TASK BRIEF:
Copy exactly, and only, the lines below from the first through the one containing "(0,0) rectangle (1920,953);", both included; pictures are omitted.

◆ ◆ ◆ ◆ ◆

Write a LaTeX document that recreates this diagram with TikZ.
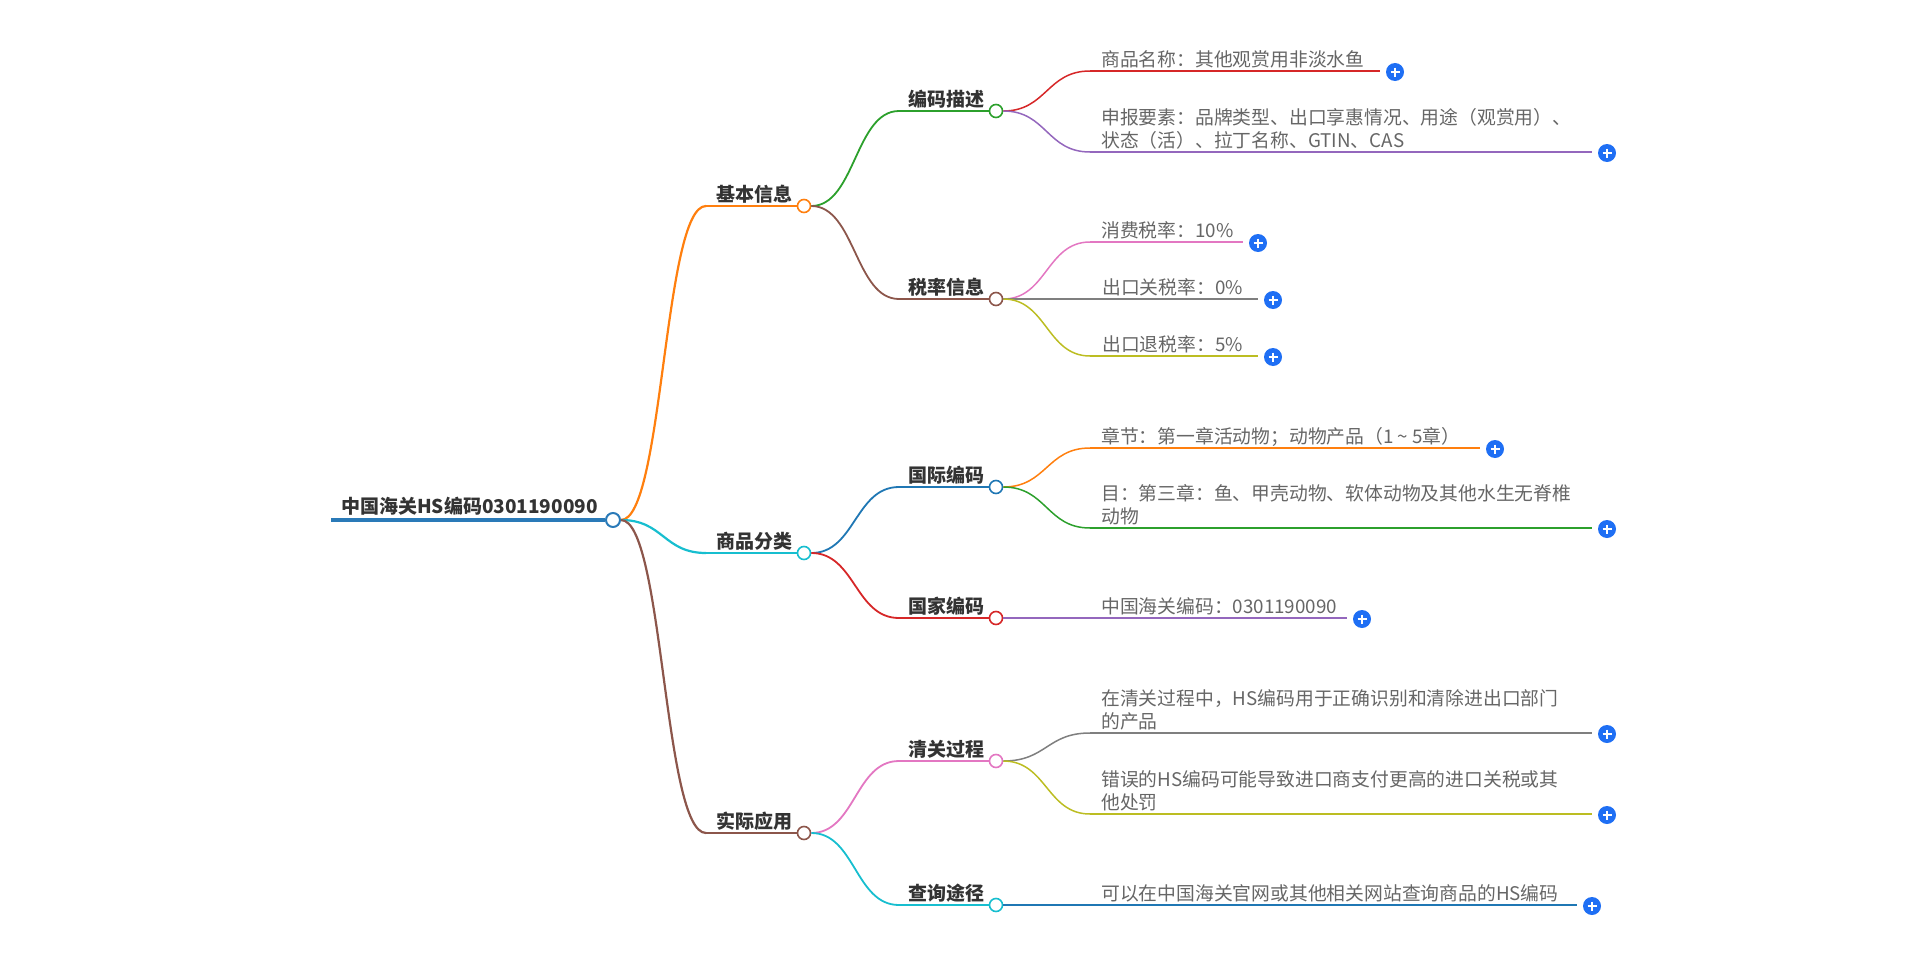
\documentclass[tikz,border=0pt]{standalone}
\usepackage{fontspec}
\setmainfont{Noto Sans CJK SC}
\usetikzlibrary{calc}
\definecolor{c0}{HTML}{1F77B4}
\definecolor{c1}{HTML}{FF7F0E}
\definecolor{c2}{HTML}{2CA02C}
\definecolor{c3}{HTML}{D62728}
\definecolor{c4}{HTML}{9467BD}
\definecolor{c5}{HTML}{8C564B}
\definecolor{c6}{HTML}{E377C2}
\definecolor{c7}{HTML}{7F7F7F}
\definecolor{c8}{HTML}{BCBD22}
\definecolor{c9}{HTML}{17BECF}
\definecolor{rootblue}{HTML}{2A7AB8}
\definecolor{ttlgray}{HTML}{333333}
\definecolor{leafgray}{HTML}{666666}
\definecolor{plusblue}{HTML}{1F6FF4}
\newcommand\mmconn[3]{%
  \path (#1) coordinate (tmpA) (#2) coordinate (tmpB);
  \path ($(tmpA)!0.5!(tmpB)$) coordinate (tmpM);
  \draw[#3] (tmpA) .. controls (tmpM |- tmpA) and (tmpM |- tmpB) .. (tmpB);
}
\begin{document}
\begin{tikzpicture}[x=1pt,y=-1pt,
  dot/.style={circle, draw=#1, fill=white, line width=1.6pt, minimum size=13pt, inner sep=0pt},
  rootdot/.style={circle, draw=rootblue, fill=white, line width=2pt, minimum size=14pt, inner sep=0pt},
  plusicon/.style={circle, fill=plusblue, minimum size=18pt, inner sep=0pt,
    path picture={\draw[white, line width=1.8pt] (path picture bounding box.center) ++(-4.5,0) -- ++(9,0)
      (path picture bounding box.center) ++(0,-4.5) -- ++(0,9);}},
  ttl/.style={font=\fontsize{19}{23}\selectfont\bfseries, text=ttlgray, inner sep=0pt, anchor=base east},
  leaf/.style={font=\fontsize{18.8}{23}\selectfont, text=leafgray, inner sep=0pt, anchor=base west},
  lone/.style={draw=#1, line width=2.2pt},
  ltwo/.style={draw=#1, line width=1.8pt},
  lleaf/.style={draw=#1, line width=1.5pt},
]
\useasboundingbox (0,0) rectangle (1920,953);

% ---------- root ----------
\node[rootdot] (R) at (613,520) {};
\coordinate (R-s) at (331,520);
\draw[rootblue, line width=4.5pt] (R-s) -- (R.west);
\node[ttl, anchor=base east] (R-t) at (598,513) {中国海关HS编码0301190090};

% ---------- level 1 ----------
\node[dot=c1] (A) at (804,206) {};
\node[dot=c9] (B) at (804,553) {};
\node[dot=c5] (C) at (804,833) {};
\coordinate (A-s) at (706,206);
\coordinate (B-s) at (706,553);
\coordinate (C-s) at (706,833);
\node[ttl] (A-t) at (793,201) {基本信息};
\node[ttl] (B-t) at (793,548) {商品分类};
\node[ttl] (C-t) at (793,828) {实际应用};
\draw[lone=c1] (A-s) -- (A.west);
\draw[lone=c9] (B-s) -- (B.west);
\draw[lone=c5] (C-s) -- (C.west);
\mmconn{R.east}{A-s}{lone=c1}
\mmconn{R.east}{B-s}{lone=c9}
\mmconn{R.east}{C-s}{lone=c5}

% ---------- level 2 ----------
\node[dot=c2] (A1) at (996,111) {};
\node[dot=c5] (A2) at (996,299) {};
\node[dot=c0] (B1) at (996,487) {};
\node[dot=c3] (B2) at (996,618) {};
\node[dot=c6] (C1) at (996,761) {};
\node[dot=c9] (C2) at (996,905) {};
\foreach \n/\yy in {A1/111,A2/299,B1/487,B2/618,C1/761,C2/905}{
  \coordinate (\n-s) at (899,\yy);
}
\node[ttl] (A1-t) at (985,106) {编码描述};
\node[ttl] (A2-t) at (985,294) {税率信息};
\node[ttl] (B1-t) at (985,482) {国际编码};
\node[ttl] (B2-t) at (985,613) {国家编码};
\node[ttl] (C1-t) at (985,756) {清关过程};
\node[ttl] (C2-t) at (985,900) {查询途径};
\draw[ltwo=c2] (A1-s) -- (A1.west);
\draw[ltwo=c5] (A2-s) -- (A2.west);
\draw[ltwo=c0] (B1-s) -- (B1.west);
\draw[ltwo=c3] (B2-s) -- (B2.west);
\draw[ltwo=c6] (C1-s) -- (C1.west);
\draw[ltwo=c9] (C2-s) -- (C2.west);
\mmconn{A.east}{A1-s}{ltwo=c2}
\mmconn{A.east}{A2-s}{ltwo=c5}
\mmconn{B.east}{B1-s}{ltwo=c0}
\mmconn{B.east}{B2-s}{ltwo=c3}
\mmconn{C.east}{C1-s}{ltwo=c6}
\mmconn{C.east}{C2-s}{ltwo=c9}

% ---------- leaves ----------
% name / line y / line end x / colour
\foreach \n/\yy/\xe in {A1a/71/1380, A1b/152/1592, A2a/242/1243, A2b/299/1258, A2c/356/1258,
                        B1a/448/1480, B1b/528/1592, B2a/618/1347,
                        C1a/733/1592, C1b/814/1592, C2a/905/1577}{
  \coordinate (\n-s) at (1090,\yy);
  \coordinate (\n-e) at (\xe,\yy);
  \node[plusicon] (\n-p) at (\xe+15,\yy+1) {};
}
\draw[lleaf=c3] (A1a-s) -- (A1a-e);
\draw[lleaf=c4] (A1b-s) -- (A1b-e);
\draw[lleaf=c6] (A2a-s) -- (A2a-e);
\draw[lleaf=c7] (A2b-s) -- (A2b-e);
\draw[lleaf=c8] (A2c-s) -- (A2c-e);
\draw[lleaf=c1] (B1a-s) -- (B1a-e);
\draw[lleaf=c2] (B1b-s) -- (B1b-e);
\draw[lleaf=c4] (B2a-s) -- (B2a-e);
\draw[lleaf=c7] (C1a-s) -- (C1a-e);
\draw[lleaf=c8] (C1b-s) -- (C1b-e);
\draw[lleaf=c0] (C2a-s) -- (C2a-e);
\mmconn{A1.east}{A1a-s}{lleaf=c3}
\mmconn{A1.east}{A1b-s}{lleaf=c4}
\mmconn{A2.east}{A2a-s}{lleaf=c6}
\mmconn{A2.east}{A2b-s}{lleaf=c7}
\mmconn{A2.east}{A2c-s}{lleaf=c8}
\mmconn{B1.east}{B1a-s}{lleaf=c1}
\mmconn{B1.east}{B1b-s}{lleaf=c2}
\mmconn{B2.east}{B2a-s}{lleaf=c4}
\mmconn{C1.east}{C1a-s}{lleaf=c7}
\mmconn{C1.east}{C1b-s}{lleaf=c8}
\mmconn{C2.east}{C2a-s}{lleaf=c0}

\node[leaf] (A1a-t) at (1101,66) {商品名称：其他观赏用非淡水鱼};
\node[leaf] (A1b-t) at (1101,147) {\begin{tabular}[b]{@{}l@{}}申报要素：品牌类型、出口享惠情况、用途（观赏用）、\\状态（活）、拉丁名称、GTIN、CAS\end{tabular}};
\node[leaf] (A2a-t) at (1101,237) {消费税率：10\%};
\node[leaf] (A2b-t) at (1102,294) {出口关税率：0\%};
\node[leaf] (A2c-t) at (1102,351) {出口退税率：5\%};
\node[leaf] (B1a-t) at (1101,443) {章节：第一章活动物；动物产品（1 {\char"7E} 5章）};
\node[leaf] (B1b-t) at (1101,523) {\begin{tabular}[b]{@{}l@{}}目：第三章：鱼、甲壳动物、软体动物及其他水生无脊椎\\动物\end{tabular}};
\node[leaf] (B2a-t) at (1101,613) {中国海关编码：0301190090};
\node[leaf] (C1a-t) at (1101,728) {\begin{tabular}[b]{@{}l@{}}在清关过程中，HS编码用于正确识别和清除进出口部门\\的产品\end{tabular}};
\node[leaf] (C1b-t) at (1101,809) {\begin{tabular}[b]{@{}l@{}}错误的HS编码可能导致进口商支付更高的进口关税或其\\他处罚\end{tabular}};
\node[leaf] (C2a-t) at (1101,900) {可以在中国海关官网或其他相关网站查询商品的HS编码};
\end{tikzpicture}
\end{document}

◆ ◆ ◆ ◆ ◆

ANSWER BELOW:
Write a LaTeX document that recreates this diagram with TikZ.
\documentclass[tikz,border=0pt]{standalone}
\usepackage{fontspec}
\setmainfont{Noto Sans CJK SC}
\usetikzlibrary{calc}
\definecolor{c0}{HTML}{1F77B4}
\definecolor{c1}{HTML}{FF7F0E}
\definecolor{c2}{HTML}{2CA02C}
\definecolor{c3}{HTML}{D62728}
\definecolor{c4}{HTML}{9467BD}
\definecolor{c5}{HTML}{8C564B}
\definecolor{c6}{HTML}{E377C2}
\definecolor{c7}{HTML}{7F7F7F}
\definecolor{c8}{HTML}{BCBD22}
\definecolor{c9}{HTML}{17BECF}
\definecolor{rootblue}{HTML}{2A7AB8}
\definecolor{ttlgray}{HTML}{333333}
\definecolor{leafgray}{HTML}{666666}
\definecolor{plusblue}{HTML}{1F6FF4}
\newcommand\mmconn[3]{%
  \path (#1) coordinate (tmpA) (#2) coordinate (tmpB);
  \path ($(tmpA)!0.5!(tmpB)$) coordinate (tmpM);
  \draw[#3] (tmpA) .. controls (tmpM |- tmpA) and (tmpM |- tmpB) .. (tmpB);
}
\begin{document}
\begin{tikzpicture}[x=1pt,y=-1pt,
  dot/.style={circle, draw=#1, fill=white, line width=1.6pt, minimum size=13pt, inner sep=0pt},
  rootdot/.style={circle, draw=rootblue, fill=white, line width=2pt, minimum size=14pt, inner sep=0pt},
  plusicon/.style={circle, fill=plusblue, minimum size=18pt, inner sep=0pt,
    path picture={\draw[white, line width=1.8pt] (path picture bounding box.center) ++(-4.5,0) -- ++(9,0)
      (path picture bounding box.center) ++(0,-4.5) -- ++(0,9);}},
  ttl/.style={font=\fontsize{19}{23}\selectfont\bfseries, text=ttlgray, inner sep=0pt, anchor=base east},
  leaf/.style={font=\fontsize{18.8}{23}\selectfont, text=leafgray, inner sep=0pt, anchor=base west},
  lone/.style={draw=#1, line width=2.2pt},
  ltwo/.style={draw=#1, line width=1.8pt},
  lleaf/.style={draw=#1, line width=1.5pt},
]
\useasboundingbox (0,0) rectangle (1920,953);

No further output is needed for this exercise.